The difficulty of governing a society in any detail
Three little stories from just one issue of one newspaper:
Shell is planning to finally scrap the complicated Anglo-Dutch structure that critics say has been a drag anchor for years.
It would shift the firm’s centre of gravity decisively from The Hague to London, completing a process started in 2005.
The second:
The Church of England is facing questions over its role in converting hundreds of asylum seekers, including the Liverpool suicide bomber, to Christianity in an attempt to help them avoid deportation.
The third:
Female prisoners should not be forced to live with “big, brute rapists who have decided to identify as women”, a former minister has said.
Dutch law places significant barriers to stock repurchases through the dividend tax imposed in that country. Folks can - and do, obviously - get around that simply by leaving.
Apostasy is a crime carrying the death penalty in certain Muslim countries and the end result can be informally applied in some other majority Muslim places. Apostasy as a method of not being sent back to such places can have its attractions.
Rules about gender and prison places can be gamed - so, they are.
Our point is not that any of these rules are incorrect. Nor that there don’t have to be rules in such areas. If there’s corporate taxation then there must be rules about what corporate taxes are. If a distinction is to be made between an asylum seeker and an economic migrant then rules about which is which have to exist. If the prison estate is split along gender (or sex, use whichever word you prefer) lines then rules there have to be over the definition of gender (or sex) suitable for each part of that prison estate.
Our point is that any such rules will be gamed or avoided over time. Simply because that’s what we humans out here do. We look at the rules constricting us and plot our slides through the thickets. This means that any attempt to rule a society in any detail fails.
For once that path that may be slid along is identified, here comes another rule to block it, then another iteration of exploration, another set of rules, avoidance, rule and so on until:
However, it was during his travels that Mr Koenig realised “just what a source of distress it was to our country.”
“These are not just anecdotal tales of paperwork but something much deeper about the way the state is structured. France remains highly Jacobin - very centralised, interventionist and dirigiste,” he said.
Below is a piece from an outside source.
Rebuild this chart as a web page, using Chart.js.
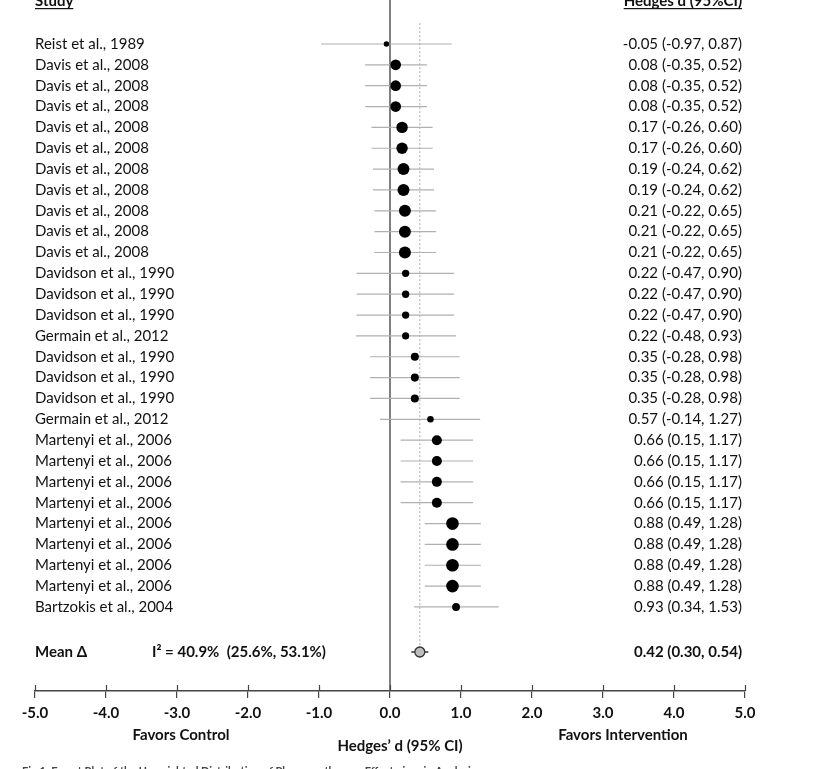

“It belies a lack of trust in the individual whose every move is micromanaged. That creates a huge sense of mistrust among citizens against the powers that be and has seen France descend slowly into a sweet anarchy where nobody respects the rules as they are no longer intelligible.”
Yes, of course it’s possible to make cheap jibes about how none of us actually want to become French. But this is the end result of such stultifying rule making - everyone ignores them. One of us spent considerable time in the late Soviet Union and its aftermath and life was lived in the interstices of those all encompassing rules. Just everything was approached from the aspect of well, here are the rules, so we obviously don’t do any of that and how do we slide by them?
The detailed governance of tens of millions of people just isn’t possible because people are, well, they’re people. They’ll game any such system and the greater the clampdowns the more they’ll - we’ll - ignore the rules as a whole.
That is, the old British system of having few specific rules, a few general principles and enforcement only of the important stuff actually does work. To the annoyance of would be rule makers, papershufflers and clipboard wielders everywhere.
That that’s also a description of a free and liberal society is a useful coincidence but it is that, a coincidence. It’s the system that actually works is the point we want to get across here.
Governments need to rule lightly to rule successfully.